1928 South Bend 11" Lathe

South Bend 11

This is my 1928 South Bend 11" lathe. It is a model 84A with a 48" bed and a quick change gear box. I built the stand and table but the lath is excellent, original, and unrestored. I almost bought a 9" imported lathe but found this instead and am very pleased with the performance. A good quality, 78 year old lathe works better than most new lathes.

The stand is loosely modeled after drawings in the 1928 South Bend manual. I attempted to keep the "vintage" look but still implemented my own improvements. The stand is made of 4" steel channel. I designed an adjustable tensioner for the countershaft similar to a motorcycle chain tensioner. The motor is a 1960's GE 1hp saw motor. I plan on installing a variable speed DC drive in the future.

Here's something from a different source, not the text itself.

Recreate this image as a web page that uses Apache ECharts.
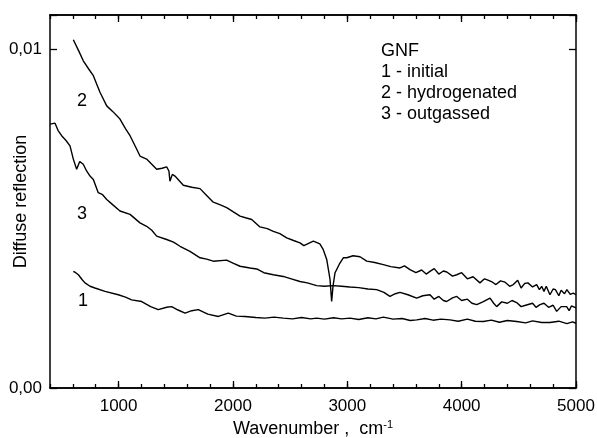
<!DOCTYPE html>
<html>
<head>
<meta charset="utf-8">
<script src="https://cdn.jsdelivr.net/npm/echarts@6/dist/echarts.min.js"></script>
<style>
  html, body { margin: 0; padding: 0; background: #fff; }
  #main { width: 597px; height: 438px; }
</style>
</head>
<body>
<div id="main"></div>
<script>
// values (wavenumber cm-1, diffuse reflection)
const majorTicks = [1000, 2000, 3000, 4000, 5000];
const yLabels = { 0: '0,00', 0.01: '0,01' };

// 1 - initial
const wave1 = [604, 625, 648, 680, 706, 750, 793, 881, 997, 1060, 1114, 1202, 1280, 1347, 1420, 1464, 1520, 1581, 1640, 1697, 1780, 1872, 1959, 2030, 2105, 2200, 2280, 2360, 2440, 2520, 2600, 2680, 2732, 2800, 2880, 2950, 3023, 3100, 3180, 3250, 3315, 3400, 3480, 3550, 3607, 3680, 3750, 3820, 3898, 3970, 4050, 4120, 4190, 4260, 4330, 4400, 4481, 4560, 4620, 4700, 4772, 4850, 4920, 4970, 5000];
const refl1 = [0.00344, 0.00340, 0.00334, 0.00320, 0.00310, 0.00300, 0.00295, 0.00285, 0.00275, 0.00268, 0.00260, 0.00255, 0.00240, 0.00231, 0.00238, 0.00240, 0.00230, 0.00221, 0.00228, 0.00231, 0.00218, 0.00211, 0.00221, 0.00212, 0.00211, 0.00208, 0.00206, 0.00209, 0.00206, 0.00204, 0.00208, 0.00204, 0.00206, 0.00203, 0.00207, 0.00204, 0.00206, 0.00202, 0.00207, 0.00204, 0.00209, 0.00203, 0.00205, 0.00199, 0.00201, 0.00205, 0.00200, 0.00203, 0.00201, 0.00197, 0.00203, 0.00197, 0.00196, 0.00200, 0.00194, 0.00199, 0.00196, 0.00192, 0.00198, 0.00193, 0.00193, 0.00197, 0.00190, 0.00195, 0.00191];

// 2 - hydrogenated
const wave2 = [604, 650, 691, 740, 779, 837, 896, 950, 1012, 1060, 1100, 1150, 1187, 1245, 1290, 1333, 1380, 1420, 1440, 1449, 1470, 1493, 1566, 1640, 1712, 1770, 1828, 1890, 1945, 2000, 2062, 2110, 2164, 2236, 2300, 2353, 2410, 2470, 2530, 2586, 2620, 2703, 2760, 2790, 2820, 2849, 2863, 2875, 2892, 2930, 2965, 2995, 3050, 3111, 3170, 3240, 3315, 3380, 3461, 3500, 3548, 3600, 3650, 3690, 3723, 3760, 3800, 3840, 3870, 3920, 3957, 4000, 4050, 4100, 4160, 4200, 4230, 4270, 4300, 4340, 4380, 4420, 4452, 4490, 4520, 4550, 4580, 4620, 4656, 4680, 4700, 4720, 4740, 4772, 4800, 4820, 4850, 4870, 4900, 4920, 4950, 4976, 5000];
const refl2 = [0.01027, 0.00995, 0.00965, 0.00940, 0.00921, 0.00872, 0.00832, 0.00815, 0.00793, 0.00765, 0.00744, 0.00710, 0.00684, 0.00675, 0.00660, 0.00645, 0.00648, 0.00652, 0.00640, 0.00610, 0.00630, 0.00625, 0.00598, 0.00592, 0.00588, 0.00568, 0.00548, 0.00540, 0.00532, 0.00520, 0.00507, 0.00502, 0.00497, 0.00475, 0.00470, 0.00462, 0.00455, 0.00443, 0.00435, 0.00428, 0.00420, 0.00433, 0.00425, 0.00408, 0.00379, 0.00320, 0.00255, 0.00300, 0.00339, 0.00365, 0.00384, 0.00384, 0.00390, 0.00387, 0.00374, 0.00370, 0.00364, 0.00358, 0.00354, 0.00360, 0.00349, 0.00340, 0.00348, 0.00336, 0.00344, 0.00352, 0.00336, 0.00345, 0.00342, 0.00330, 0.00334, 0.00340, 0.00322, 0.00328, 0.00310, 0.00322, 0.00318, 0.00312, 0.00305, 0.00316, 0.00312, 0.00300, 0.00305, 0.00318, 0.00295, 0.00308, 0.00310, 0.00298, 0.00305, 0.00290, 0.00300, 0.00285, 0.00300, 0.00275, 0.00292, 0.00290, 0.00272, 0.00288, 0.00278, 0.00290, 0.00276, 0.00280, 0.00275];

// 3 - outgassed
const wave3 = [400, 444, 470, 502, 540, 575, 604, 619, 633, 660, 691, 720, 750, 779, 822, 860, 896, 950, 1012, 1100, 1187, 1245, 1290, 1333, 1420, 1480, 1537, 1624, 1712, 1770, 1828, 1945, 2000, 2062, 2149, 2208, 2270, 2353, 2440, 2510, 2586, 2650, 2732, 2800, 2877, 2950, 3023, 3100, 3180, 3257, 3320, 3373, 3420, 3461, 3530, 3607, 3660, 3723, 3760, 3800, 3840, 3869, 3920, 3957, 4000, 4050, 4090, 4132, 4190, 4248, 4280, 4306, 4350, 4400, 4440, 4481, 4520, 4560, 4620, 4650, 4685, 4720, 4760, 4800, 4831, 4870, 4918, 4940, 4960, 5000];
const refl3 = [0.00778, 0.00781, 0.00760, 0.00744, 0.00730, 0.00714, 0.00675, 0.00670, 0.00645, 0.00668, 0.00660, 0.00640, 0.00625, 0.00615, 0.00576, 0.00570, 0.00556, 0.00540, 0.00522, 0.00512, 0.00487, 0.00477, 0.00465, 0.00448, 0.00438, 0.00430, 0.00418, 0.00403, 0.00384, 0.00380, 0.00374, 0.00377, 0.00368, 0.00359, 0.00354, 0.00351, 0.00340, 0.00334, 0.00329, 0.00322, 0.00314, 0.00310, 0.00302, 0.00300, 0.00302, 0.00300, 0.00298, 0.00296, 0.00292, 0.00290, 0.00282, 0.00270, 0.00278, 0.00282, 0.00275, 0.00265, 0.00272, 0.00275, 0.00262, 0.00270, 0.00258, 0.00255, 0.00266, 0.00270, 0.00258, 0.00262, 0.00250, 0.00246, 0.00255, 0.00265, 0.00250, 0.00240, 0.00254, 0.00250, 0.00258, 0.00252, 0.00240, 0.00244, 0.00250, 0.00238, 0.00246, 0.00250, 0.00238, 0.00244, 0.00226, 0.00240, 0.00240, 0.00228, 0.00242, 0.00236];

const font = 'Liberation Sans, Arial, sans-serif';
const zip = (xs, ys) => xs.map((x, i) => [x, ys[i]]);

function xAx(pos, major, withLabels) {
  const ax = {
    type: 'value', position: pos, min: 400, max: 5000,
    axisLine: { show: true, onZero: false, lineStyle: { color: '#000', width: 1.5 } },
    splitLine: { show: false },
    axisTick: { show: true, inside: true, length: major ? 7 : 4, lineStyle: { color: '#000', width: 1.3 } },
    axisLabel: { show: false }
  };
  if (major) {
    ax.axisTick.customValues = majorTicks;
    ax.axisLabel = {
      show: withLabels, customValues: majorTicks, color: '#000',
      fontSize: 17, fontFamily: font, margin: 10,
      formatter: v => String(v)
    };
  } else {
    ax.interval = 200;
  }
  return ax;
}

const bottomAxis = xAx('bottom', true, true);
bottomAxis.name = 'Wavenumber ,  cm{sup|-1}';
bottomAxis.nameLocation = 'middle';
bottomAxis.nameGap = 31;
bottomAxis.nameMoveOverlap = false;
bottomAxis.nameTextStyle = {
  color: '#000', fontSize: 18, fontFamily: font,
  rich: { sup: { fontSize: 11, fontFamily: font, color: '#000', verticalAlign: 'top', padding: [0, 0, 10, 0] } }
};

function yAx(pos, withLabels) {
  return {
    type: 'value', position: pos, min: 0, max: 0.011, interval: 0.01,
    axisLine: { show: true, onZero: false, lineStyle: { color: '#000', width: 1.5 } },
    splitLine: { show: false },
    axisTick: { show: true, inside: true, length: 7, lineStyle: { color: '#000', width: 1.3 } },
    axisLabel: {
      show: withLabels, color: '#000', fontSize: 17, fontFamily: font, margin: 8,
      formatter: v => (Math.abs(v) < 1e-9 ? yLabels[0] : Math.abs(v - 0.01) < 1e-9 ? yLabels[0.01] : '')
    }
  };
}

const leftAxis = yAx('left', true);
leftAxis.name = 'Diffuse reflection';
leftAxis.nameLocation = 'middle';
leftAxis.nameGap = 20;
leftAxis.nameMoveOverlap = false;
leftAxis.nameTextStyle = { color: '#000', fontSize: 18, fontFamily: font };

const lineStyle = { color: '#000', width: 1.4 };
const mkSeries = (name, xs, ys) => ({
  name, type: 'line', xAxisIndex: 0, yAxisIndex: 0,
  showSymbol: false, symbol: 'none', lineStyle, data: zip(xs, ys)
});

const txt = (x, y, s, size) => ({
  type: 'text', left: x, top: y,
  style: { text: s, fill: '#000', font: size + 'px ' + font }
});

const chart = echarts.init(document.getElementById('main'));
chart.setOption({
  animation: false,
  backgroundColor: '#fff',
  grid: { left: 50, right: 21, top: 15, bottom: 50, containLabel: false, outerBoundsMode: 'none' },
  xAxis: [bottomAxis, xAx('bottom', false, false), xAx('top', true, false), xAx('top', false, false)],
  yAxis: [leftAxis, yAx('right', false)],
  series: [
    mkSeries('1 - initial', wave1, refl1),
    mkSeries('2 - hydrogenated', wave2, refl2),
    mkSeries('3 - outgassed', wave3, refl3)
  ],
  graphic: [
    txt(77, 92, '2', 18),
    txt(77, 205, '3', 18),
    txt(78, 292, '1', 18),
    txt(381, 42, 'GNF', 18),
    txt(381, 63, '1 - initial', 18),
    txt(381, 84, '2 - hydrogenated', 18),
    txt(381, 105, '3 - outgassed', 18)
  ]
});
</script>
</body>
</html>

The wood is lumber grade Douglas Fir with an "Early American" stain and polyurethane finish. As I soon learned, you should age lumber before using it in this type of application as it can quickly shrink and develop cracks.

QC gear box

    South Bend Lathe Specifications

Origin South Bend, Indiana, U.S.A.
Date of Manufacture 1928
Model 84A
Swing Over Bed 11-1/4"
Length of Bed 48"
Between Centers 24"
Hole Thru Spindle 7/8"
Swing Over Carraige 7-5/8"
Power Required 1/2hp (motor not inlcuded)
Weight Crated 625 lbs.
Net Factory Cost $349 (1930)
Threading 2-112 tpi (48 different threads)
Motor GE, 1hp, 1725rpm, 115vac, 60hz, 1 phase

QC tool post

After using the lathe a little, I did make some "modern" concessions. I switched to a quick change tool post. It saves a lot of time and fiddling for most operations.

Drive side

I used the leather belt originally, held together with clips and a pin. The belt could be easily removed but it did make a slight tick/thunk as it went around. I found some synthetic leather belting at the local equipment store. The thickness tolerance is tighter than the leather belt. I skived the ends on the mill and glued the belt after installation. I used contact cement and clamped it between two wood blocks until it set. Next time I'll try some other clamping arrangement as the pressure made the joint creep a small amount. Even so, it runs smoother and quieter now. The only drawback is that now the belt must be cut to remove it. Not a real problem since the belt does not normally have to be removed.

Motor and countershaft

The motor has a slotted base to adjust the v-belt tension. You can also see the flat belt vertical adjuster on top of the upright that supports the backboard. All bearings are plain, even the countershaft. There is a small reservoir cast into the top of each countershaft journal. There is a felt wick between the reservoir and the 7/8" shaft. They must be oiled periodically.